Monday, November 28, 2005

3:00 a.m. & the Dark Night of the Soul

Back in October I wrote of awakening from a dream in which I felt as if something was coming down on me and smothering me. I was terrified. Last night I awakened again, but this time with feelings of emptiness and forlornness. If I was dreaming, I don’t remember the dream. I do remember the journal entry I made and the shock I received when I opened my journal.

Last Sunday Punkmom made a comment to my blog entry entitled Two Days of Reflecting. She wrote:

This is a difficult time of year. I'm glad you are writing about your reflections. Sometimes being off center is just what we need to bring us back to center, even if it takes longer than we hope or expect.

Her words reminded me that I need to write—to journal—in order to maintain my spiritual and emotional balance. I have been keeping a spiritual journal for many years in those “blank” books one can buy; I now have more than 19 of them filled.

What I find bizarre is that, when I experience extreme stress, journaling is one of the first spiritual disciplines I stop practicing. For example, my father died of massive strokes in 1983 within 48 hours of his return to Louisville from a visit to my family and me at Eden Seminary in St. Louis. It was a traumatic time for me and my family. We left the seminary and returned home for my father’s funeral. We when returned I put deep grief for my father aside as I continued the intensely demanding seminary studies.

For the next few months, I remained emotionally and spiritually uncentered. I felt overwhelmed by my studies and by life in general. Then, during the January short term as I was taking an intense course (the equivalent of 2 semesters in 30 days) in Hebrew, I completely fell apart while translating a Psalm from Hebrew into English. I began crying and could not stop crying. This happened in the wee hours of the morning and I had no one to whom to turn for help. So I sat at my desk until daylight and then sought out the professor who was teaching Hebrew, a friend named John Bracke .

John and I spoke of many things that morning. Eventually we talked of the grieving of my father's deah that I has set aside/postponed. At one point he asked how I had addressed my father’s death in my journal. My mind was a blank—I could not remember journaling about my father’s death!

When I later returned to the dormitory rooms my family shared, I opened the in-progress volume of my journal. I was shocked! The last entry I had made was in October, the night before my father died! I had not opened or written in my journal since that moment.

The great prose/poem by St. John of the Cross, which is sometimes called the Dark Night of the Soul , is about experiencing doubt and spiritual emptiness and aloneness that is, I believe, a necessary part of growing to spiritual maturity. For me, this work by Saint John of the Cross is one of my guides to spiritual maturity. From it I have personally ascertained that between 3:00 and 4:00 a.m. is when I often find the night the darkest.

When, at about 3:00 a.m. this morning, I encountered F. Scott Fitzgerald’s words—In a real dark night of the soul it is always three o'clock in the morning, day after day—I opened my in-progress journal and was shocked!

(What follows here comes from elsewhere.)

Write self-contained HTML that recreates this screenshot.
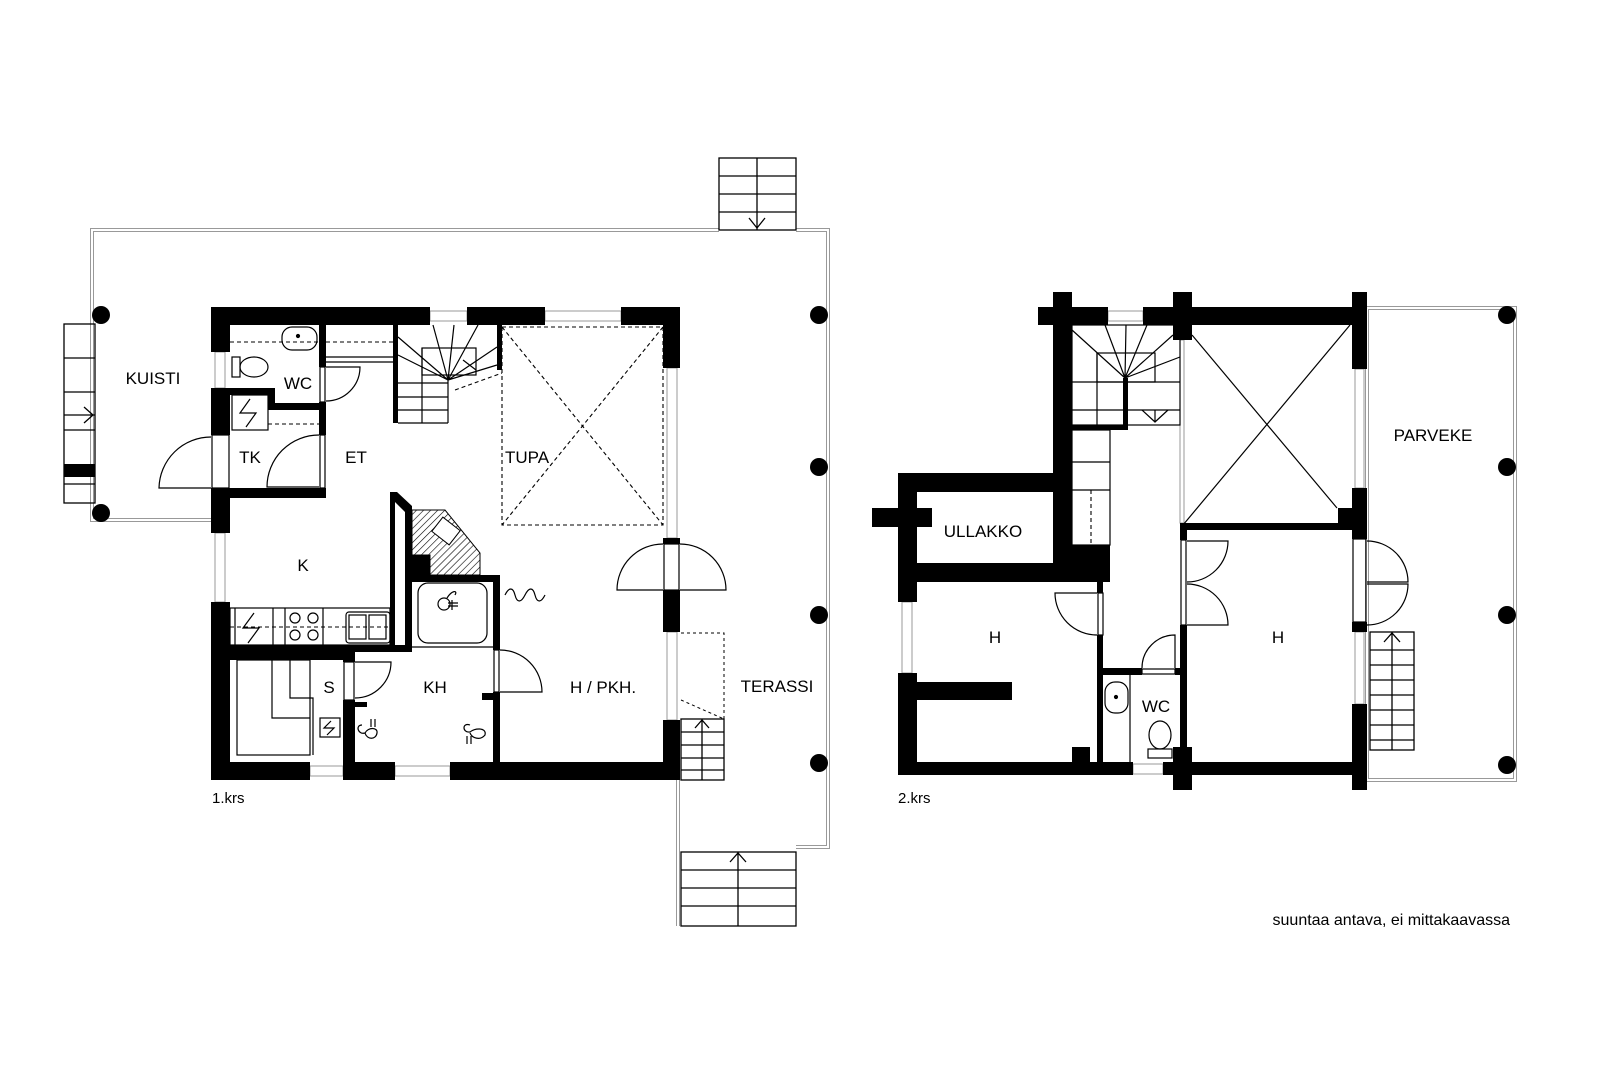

The last entry I had made was over a year ago, just before Candy and I made a journey together to New Mexico and Arizona.

By 6:00 a.m. this morning I had concluded that I have been experiencing that “dark night” for more than a year. I also realized that Fitzgerald was correct: for me during this past year it has often been as if it is three o’clock in the morning every hour.

~To be continued


  1. Nick,
    I am honored that you would quote me! I, too, often stop writing during the times I need to be writing the most. You quote Fitzgerald, who happens to be one of my favorites, and his quote rings true for me right now as well.
    During my most trying times, those hours of darkness seem to open up my heart, soul, and mind and let all the demons, both present and past, into my world. I hope you will continue to write--and please know that you have support!
    My prayers are surrounding you...

  2. One last thing--I often find I stop writing as a means of escaping whatever pain it is I'm experiencing. Sometimes by forcing the words to flow, it forces me to deal with my pain.

  3. It's hard to start sometimes, but you just have to make yourself begin, and you know it will tumble out of you. I do that, and once I make myself start, sometimes it's mighty difficult to stop. :)
    But it's always helpful.

  4. Punkmom: It is my pleasure and honor to quote you. Thank you for your words. Not only is it the time of the year, but external stresses seem to be mounting on me fast. New and old demons seem to be attacking me at a rate that I have never experienced before. I pray that God is opening something new for me; I also pray that I will survive.

    Bucky: Yes, it is hard to begin. For me, spiritual journaling is where I let it all hang out, much more than blogging. When stress or events get to the point of severe depression, as they are at the moment, I forget journaling and simply want to cry or sleep. Journaling help me put things back into perspective.